О том, что клубов в Англии имеется множество, на любой вкус, великий князь наверняка слышал, но вникать в различия между ними не пожелал. Во всех «этих клубах и митингах» будущий император (о чем он еще не знал) нашел «больше шума, чем дела». Сопровождавшему его генералу П. В. Голенищеву-Кутузову великий князь заметил, что если бы «какой-нибудь злой гений перенес эти клубы и митинги в Россию», он «просил бы Бога повторить чудо смешения языков, или еще лучше, лишить дара слова всех тех, кто делает из него такое употребление»{182}.

«Клубы и митинги» не только никак не вписывались в строй мыслей великого князя — фанатика и жреца идеи самодержавия, но претили всей его натуре, недаром одним из результатов правления Николая I было на исходе его, как выразилась в согласии с многими современниками фрейлина А. Ф. Тютчева, дочь поэта, «всеобщее оцепенение умов»{183}. Отрицательно относился он и к поездкам за границу молодых людей, ибо они «возвращаются оттуда с духом критики, который заставляет их находить, может быть справедливо, учреждения своей страны неудовлетворительными» (это было сказано А. С. Меншикову){184}. Тем не менее, вступив спустя шесть лет после поездки в Англию на престол, подтвердив запрещение масонских лож и ограничив пользование «даром слова» путем ужесточения цензуры, Николай I не тронул русские клубы. Видимо, к тому времени он осознал их несхожесть с западными. Прямое отношение к судьбе клубов имела передача монополии на изготовление и продажу игральных карт (спрос на них рос непрерывно) образованному в 1828 г. Ведомству благотворительных учреждений имени императрицы Марии Федоровны{185}.

Означает ли это, что совет Карамзина был услышан? Убедила ли верховную власть нарисованная им идиллическая картина московской общественности? И признано ли было окончательно право дворян, не довольствуясь только игрой в карты, высказывать в клубе — «от скуки» и «с живостью» — свои мнения? Однозначный ответ на эти вопросы вряд ли возможен.

Карамзин связывал отношение к московскому Английскому клубу с отношением к Москве.
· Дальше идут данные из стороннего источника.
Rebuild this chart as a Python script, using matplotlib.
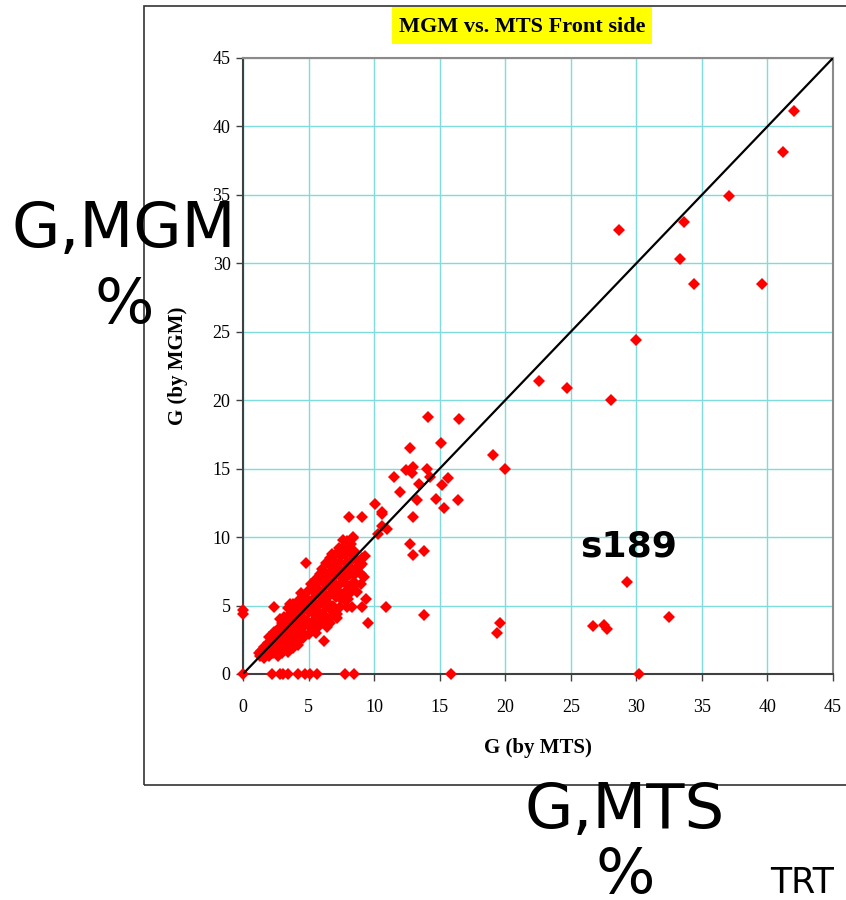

В свою очередь, новый император хотел знать, «что делается в Москве, какие ее чувства ко мне? Какие там значащие люди?» С такими вопросами он обратился, в частности, к приехавшему в Петербург тотчас после 14 декабря адъютанту московского генерал-губернатора Петру Новосильцову. А. Я. Булгаков, которому об этом рассказал Новосильцов, объяснял интерес Николая I тем, что «глаза половины России всегда обращены на Москву, служащую прочим губерниям примером и путеводительницею».
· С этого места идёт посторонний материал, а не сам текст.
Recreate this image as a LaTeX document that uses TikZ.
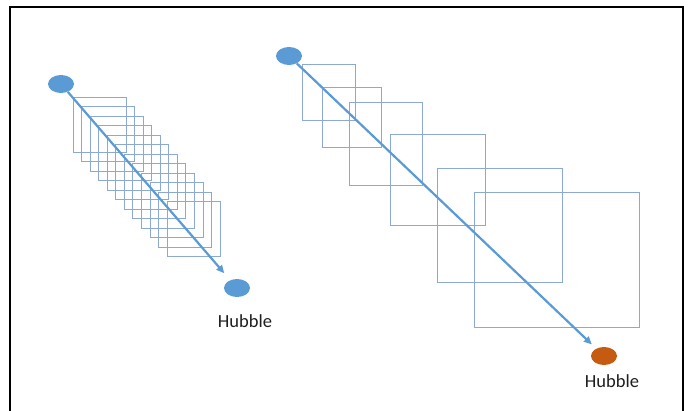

Ответ молодого офицера (в передаче Булгакова) был поразительно схож с тем, что писал Карамзин: «Конечно, в обширном сем городе, наполненном большим числом праздных и оставивших службу по собственной воле или принужденно, и кои судят о делах по рассказам или наслышке, много есть пустых разговоров, всякий почитает себя в праве хулить меры правительства и находить, что то и другое не хорошо, но все это только слова, и я осмелюсь уверить Ваше Императорское Величество, что тот же самый человек, коего по словам его должны бы считать недоброжелателем правительства, когда настанет надобность, прольет за Государя свою кровь и пожертвует своим достоянием для блага отечества; пожертвования, сделанные дворянством и купечеством в 1807 и 1812 гг., довольно сие доказывали»{186}.